# Objective
Omit all pictures, then retype the data exactly as given.

[Start of Collected data]

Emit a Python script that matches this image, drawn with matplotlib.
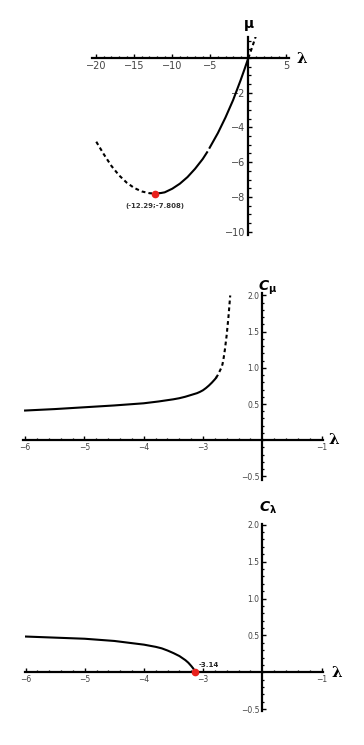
import matplotlib
matplotlib.use("Agg")
import matplotlib.pyplot as plt
from matplotlib.ticker import MultipleLocator, FixedLocator, FixedFormatter

# ---- data: panel 1 (mu vs lambda) ----
lam1_dash_left = [-20, -19, -18, -17, -16, -15, -14, -13, -12.29]
mu1_dash_left = [-4.82, -5.55, -6.22, -6.76, -7.18, -7.49, -7.69, -7.79, -7.808]
lam1_solid_a = [-12.29, -11.5, -11, -10, -9, -8, -7, -6, -5.35]
mu1_solid_a = [-7.808, -7.78, -7.74, -7.53, -7.24, -6.86, -6.38, -5.82, -5.38]
lam1_solid_b = [-5.15, -4, -3, -2, -1, -0.5, 0]
mu1_solid_b = [-5.22, -4.32, -3.42, -2.42, -1.26, -0.64, 0]
lam1_dash_right = [0, 0.5, 1.0]
mu1_dash_right = [0, 0.62, 1.28]
min_pt = (-12.29, -7.808)

# ---- data: panel 2 (C_mu vs lambda) ----
lam2_solid = [-6, -5.5, -5, -4.5, -4, -3.75, -3.5, -3.4, -3.3, -3.2, -3.1, -3.05, -3,
              -2.95, -2.9, -2.85, -2.8, -2.78]
cmu_solid = [0.41, 0.43, 0.455, 0.48, 0.51, 0.535, 0.565, 0.58, 0.60, 0.625, 0.65, 0.668, 0.69,
             0.72, 0.755, 0.795, 0.84, 0.86]
lam2_dash = [-2.78, -2.75, -2.72, -2.69, -2.67, -2.65, -2.63, -2.6, -2.57, -2.54]
cmu_dash = [0.86, 0.9, 0.95, 1.0, 1.05, 1.14, 1.25, 1.45, 1.7, 2.0]

# ---- data: panel 3 (C_lambda vs lambda) ----
lam3 = [-6, -5.5, -5, -4.5, -4.2, -4, -3.8, -3.7, -3.6, -3.5, -3.4, -3.3, -3.25, -3.2, -3.17, -3.15, -3.14]
clam = [0.485, 0.47, 0.455, 0.425, 0.395, 0.375, 0.345, 0.325, 0.295, 0.26, 0.22, 0.165, 0.13, 0.085,
        0.055, 0.03, 0.0]
crit_pt = (-3.14, 0.0)

W, H = 364, 745
fig = plt.figure(figsize=(W / 100, H / 100), dpi=100)

def add_axes_px(left, top, right, bottom):
    return fig.add_axes([left / W, 1 - bottom / H, (right - left) / W, (bottom - top) / H])

def style(ax, yzero_x, maj_len=3.0, min_len=1.6, fs=7):
    for s in ['top', 'right']:
        ax.spines[s].set_visible(False)
    ax.spines['left'].set_position(('data', yzero_x))
    ax.spines['bottom'].set_position(('data', 0))
    for s in ['left', 'bottom']:
        ax.spines[s].set_linewidth(1.6)
        ax.spines[s].set_color('black')
        ax.spines[s].set_zorder(1)
    ax.tick_params(which='major', direction='in', length=maj_len, width=1.0,
                   labelsize=fs, labelcolor='#444444', pad=2)
    ax.tick_params(which='minor', direction='in', length=min_len, width=0.9)
    ax.patch.set_visible(False)

LW = 1.5
DASH = (1.8, 1.5)

# ---------- Panel 1 ----------
ax1 = add_axes_px(91.7, 37.3, 288.6, 235.0)
ax1.set_xlim(-20.6, 5.3)
ax1.set_ylim(-10.2, 1.2)
style(ax1, 0, maj_len=3.2, min_len=1.8, fs=7)
ax1.xaxis.set_major_locator(FixedLocator([-20, -15, -10, -5, 5]))
ax1.xaxis.set_minor_locator(MultipleLocator(1))
ax1.yaxis.set_major_locator(FixedLocator([-10, -8, -6, -4, -2]))
ax1.yaxis.set_minor_locator(MultipleLocator(0.5))
ax1.plot(lam1_dash_left, mu1_dash_left, color='black', lw=LW, ls=(0, DASH), zorder=3)
ax1.plot(lam1_solid_a, mu1_solid_a, color='black', lw=LW, zorder=3, solid_capstyle='butt')
ax1.plot(lam1_solid_b, mu1_solid_b, color='black', lw=LW, zorder=3, solid_capstyle='butt')
ax1.plot(lam1_dash_right, mu1_dash_right, color='black', lw=LW, ls=(0, DASH), zorder=3)
ax1.plot([min_pt[0]], [min_pt[1]], 'o', color='#e8201c', ms=4.5, zorder=4)
ax1.annotate('(-12.29;-7.808)', xy=min_pt, xytext=(0, -9), textcoords='offset points',
             ha='center', va='center', fontsize=5, color='#333333', fontweight='bold')
fig.text(301.7 / W, 1 - 59.0 / H, 'λ', fontsize=11, fontweight='bold', ha='center', va='center',
         family='DejaVu Serif')
fig.text(248.5 / W, 1 - 24.0 / H, 'μ', fontsize=10, fontweight='bold', ha='center', va='center',
         family='DejaVu Sans')

# ---------- Panel 2 ----------
ax2 = add_axes_px(23.3, 293.3, 322.7, 480.0)
ax2.set_xlim(-6.03, -0.98)
ax2.set_ylim(-0.55, 2.03)
style(ax2, -2, maj_len=2.6, min_len=1.5, fs=5.5)
ax2.xaxis.set_major_locator(FixedLocator([-6, -5, -4, -3, -1]))
ax2.xaxis.set_major_formatter(FixedFormatter(['−6', '−5', '−4', '−3', '−1']))
ax2.xaxis.set_minor_locator(MultipleLocator(0.2))
ax2.yaxis.set_major_locator(FixedLocator([-0.5, 0.5, 1.0, 1.5, 2.0]))
ax2.yaxis.set_major_formatter(FixedFormatter(['−0.5', '0.5', '1.0', '1.5', '2.0']))
ax2.yaxis.set_minor_locator(MultipleLocator(0.1))
ax2.plot(lam2_solid, cmu_solid, color='black', lw=LW, zorder=3)
ax2.plot(lam2_dash, cmu_dash, color='black', lw=LW, ls=(0, DASH), zorder=3)
fig.text(334.3 / W, 1 - 440.0 / H, 'λ', fontsize=11, fontweight='bold', ha='center', va='center',
         family='DejaVu Serif')
fig.text(268.0 / W, 1 - 288.0 / H, r'$\boldsymbol{C}_{\mathbf{\mu}}$', fontsize=10,
         ha='center', va='center')

# ---------- Panel 3 ----------
ax3 = add_axes_px(25.0, 524.0, 322.7, 710.7)
ax3.set_xlim(-6.01, -0.98)
ax3.set_ylim(-0.52, 2.01)
style(ax3, -2, maj_len=2.6, min_len=1.5, fs=5.5)
ax3.xaxis.set_major_locator(FixedLocator([-6, -5, -4, -3, -1]))
ax3.xaxis.set_major_formatter(FixedFormatter(['−6', '−5', '−4', '−3', '−1']))
ax3.xaxis.set_minor_locator(MultipleLocator(0.2))
ax3.yaxis.set_major_locator(FixedLocator([-0.5, 0.5, 1.0, 1.5, 2.0]))
ax3.yaxis.set_major_formatter(FixedFormatter(['−0.5', '0.5', '1.0', '1.5', '2.0']))
ax3.yaxis.set_minor_locator(MultipleLocator(0.1))
ax3.plot(lam3, clam, color='black', lw=LW, zorder=3)
ax3.plot([crit_pt[0]], [crit_pt[1]], 'o', color='#e8201c', ms=4.5, zorder=4, clip_on=False)
ax3.annotate('-3.14', xy=crit_pt, xytext=(3, 5.5), textcoords='offset points',
             ha='left', va='center', fontsize=5, color='#222222', fontweight='bold')
fig.text(337.3 / W, 1 - 673.0 / H, 'λ', fontsize=11, fontweight='bold', ha='center', va='center',
         family='DejaVu Serif')
fig.text(268.0 / W, 1 - 508.0 / H, r'$\boldsymbol{C}_{\mathbf{\lambda}}$', fontsize=10,
         ha='center', va='center')

fig.savefig('out.png', dpi=100, facecolor='white')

[End of Collected data]

# Correct output
Emit a Python script that matches this image, drawn with matplotlib.
import matplotlib
matplotlib.use("Agg")
import matplotlib.pyplot as plt
from matplotlib.ticker import MultipleLocator, FixedLocator, FixedFormatter

# ---- data: panel 1 (mu vs lambda) ----
lam1_dash_left = [-20, -19, -18, -17, -16, -15, -14, -13, -12.29]
mu1_dash_left = [-4.82, -5.55, -6.22, -6.76, -7.18, -7.49, -7.69, -7.79, -7.808]
lam1_solid_a = [-12.29, -11.5, -11, -10, -9, -8, -7, -6, -5.35]
mu1_solid_a = [-7.808, -7.78, -7.74, -7.53, -7.24, -6.86, -6.38, -5.82, -5.38]
lam1_solid_b = [-5.15, -4, -3, -2, -1, -0.5, 0]
mu1_solid_b = [-5.22, -4.32, -3.42, -2.42, -1.26, -0.64, 0]
lam1_dash_right = [0, 0.5, 1.0]
mu1_dash_right = [0, 0.62, 1.28]
min_pt = (-12.29, -7.808)

# ---- data: panel 2 (C_mu vs lambda) ----
lam2_solid = [-6, -5.5, -5, -4.5, -4, -3.75, -3.5, -3.4, -3.3, -3.2, -3.1, -3.05, -3,
              -2.95, -2.9, -2.85, -2.8, -2.78]
cmu_solid = [0.41, 0.43, 0.455, 0.48, 0.51, 0.535, 0.565, 0.58, 0.60, 0.625, 0.65, 0.668, 0.69,
             0.72, 0.755, 0.795, 0.84, 0.86]
lam2_dash = [-2.78, -2.75, -2.72, -2.69, -2.67, -2.65, -2.63, -2.6, -2.57, -2.54]
cmu_dash = [0.86, 0.9, 0.95, 1.0, 1.05, 1.14, 1.25, 1.45, 1.7, 2.0]

# ---- data: panel 3 (C_lambda vs lambda) ----
lam3 = [-6, -5.5, -5, -4.5, -4.2, -4, -3.8, -3.7, -3.6, -3.5, -3.4, -3.3, -3.25, -3.2, -3.17, -3.15, -3.14]
clam = [0.485, 0.47, 0.455, 0.425, 0.395, 0.375, 0.345, 0.325, 0.295, 0.26, 0.22, 0.165, 0.13, 0.085,
        0.055, 0.03, 0.0]
crit_pt = (-3.14, 0.0)

W, H = 364, 745
fig = plt.figure(figsize=(W / 100, H / 100), dpi=100)

def add_axes_px(left, top, right, bottom):
    return fig.add_axes([left / W, 1 - bottom / H, (right - left) / W, (bottom - top) / H])

def style(ax, yzero_x, maj_len=3.0, min_len=1.6, fs=7):
    for s in ['top', 'right']:
        ax.spines[s].set_visible(False)
    ax.spines['left'].set_position(('data', yzero_x))
    ax.spines['bottom'].set_position(('data', 0))
    for s in ['left', 'bottom']:
        ax.spines[s].set_linewidth(1.6)
        ax.spines[s].set_color('black')
        ax.spines[s].set_zorder(1)
    ax.tick_params(which='major', direction='in', length=maj_len, width=1.0,
                   labelsize=fs, labelcolor='#444444', pad=2)
    ax.tick_params(which='minor', direction='in', length=min_len, width=0.9)
    ax.patch.set_visible(False)

LW = 1.5
DASH = (1.8, 1.5)

# ---------- Panel 1 ----------
ax1 = add_axes_px(91.7, 37.3, 288.6, 235.0)
ax1.set_xlim(-20.6, 5.3)
ax1.set_ylim(-10.2, 1.2)
style(ax1, 0, maj_len=3.2, min_len=1.8, fs=7)
ax1.xaxis.set_major_locator(FixedLocator([-20, -15, -10, -5, 5]))
ax1.xaxis.set_minor_locator(MultipleLocator(1))
ax1.yaxis.set_major_locator(FixedLocator([-10, -8, -6, -4, -2]))
ax1.yaxis.set_minor_locator(MultipleLocator(0.5))
ax1.plot(lam1_dash_left, mu1_dash_left, color='black', lw=LW, ls=(0, DASH), zorder=3)
ax1.plot(lam1_solid_a, mu1_solid_a, color='black', lw=LW, zorder=3, solid_capstyle='butt')
ax1.plot(lam1_solid_b, mu1_solid_b, color='black', lw=LW, zorder=3, solid_capstyle='butt')
ax1.plot(lam1_dash_right, mu1_dash_right, color='black', lw=LW, ls=(0, DASH), zorder=3)
ax1.plot([min_pt[0]], [min_pt[1]], 'o', color='#e8201c', ms=4.5, zorder=4)
ax1.annotate('(-12.29;-7.808)', xy=min_pt, xytext=(0, -9), textcoords='offset points',
             ha='center', va='center', fontsize=5, color='#333333', fontweight='bold')
fig.text(301.7 / W, 1 - 59.0 / H, 'λ', fontsize=11, fontweight='bold', ha='center', va='center',
         family='DejaVu Serif')
fig.text(248.5 / W, 1 - 24.0 / H, 'μ', fontsize=10, fontweight='bold', ha='center', va='center',
         family='DejaVu Sans')

# ---------- Panel 2 ----------
ax2 = add_axes_px(23.3, 293.3, 322.7, 480.0)
ax2.set_xlim(-6.03, -0.98)
ax2.set_ylim(-0.55, 2.03)
style(ax2, -2, maj_len=2.6, min_len=1.5, fs=5.5)
ax2.xaxis.set_major_locator(FixedLocator([-6, -5, -4, -3, -1]))
ax2.xaxis.set_major_formatter(FixedFormatter(['−6', '−5', '−4', '−3', '−1']))
ax2.xaxis.set_minor_locator(MultipleLocator(0.2))
ax2.yaxis.set_major_locator(FixedLocator([-0.5, 0.5, 1.0, 1.5, 2.0]))
ax2.yaxis.set_major_formatter(FixedFormatter(['−0.5', '0.5', '1.0', '1.5', '2.0']))
ax2.yaxis.set_minor_locator(MultipleLocator(0.1))
ax2.plot(lam2_solid, cmu_solid, color='black', lw=LW, zorder=3)
ax2.plot(lam2_dash, cmu_dash, color='black', lw=LW, ls=(0, DASH), zorder=3)
fig.text(334.3 / W, 1 - 440.0 / H, 'λ', fontsize=11, fontweight='bold', ha='center', va='center',
         family='DejaVu Serif')
fig.text(268.0 / W, 1 - 288.0 / H, r'$\boldsymbol{C}_{\mathbf{\mu}}$', fontsize=10,
         ha='center', va='center')

# ---------- Panel 3 ----------
ax3 = add_axes_px(25.0, 524.0, 322.7, 710.7)
ax3.set_xlim(-6.01, -0.98)
ax3.set_ylim(-0.52, 2.01)
style(ax3, -2, maj_len=2.6, min_len=1.5, fs=5.5)
ax3.xaxis.set_major_locator(FixedLocator([-6, -5, -4, -3, -1]))
ax3.xaxis.set_major_formatter(FixedFormatter(['−6', '−5', '−4', '−3', '−1']))
ax3.xaxis.set_minor_locator(MultipleLocator(0.2))
ax3.yaxis.set_major_locator(FixedLocator([-0.5, 0.5, 1.0, 1.5, 2.0]))
ax3.yaxis.set_major_formatter(FixedFormatter(['−0.5', '0.5', '1.0', '1.5', '2.0']))
ax3.yaxis.set_minor_locator(MultipleLocator(0.1))
ax3.plot(lam3, clam, color='black', lw=LW, zorder=3)
ax3.plot([crit_pt[0]], [crit_pt[1]], 'o', color='#e8201c', ms=4.5, zorder=4, clip_on=False)
ax3.annotate('-3.14', xy=crit_pt, xytext=(3, 5.5), textcoords='offset points',
             ha='left', va='center', fontsize=5, color='#222222', fontweight='bold')
fig.text(337.3 / W, 1 - 673.0 / H, 'λ', fontsize=11, fontweight='bold', ha='center', va='center',
         family='DejaVu Serif')
fig.text(268.0 / W, 1 - 508.0 / H, r'$\boldsymbol{C}_{\mathbf{\lambda}}$', fontsize=10,
         ha='center', va='center')

fig.savefig('out.png', dpi=100, facecolor='white')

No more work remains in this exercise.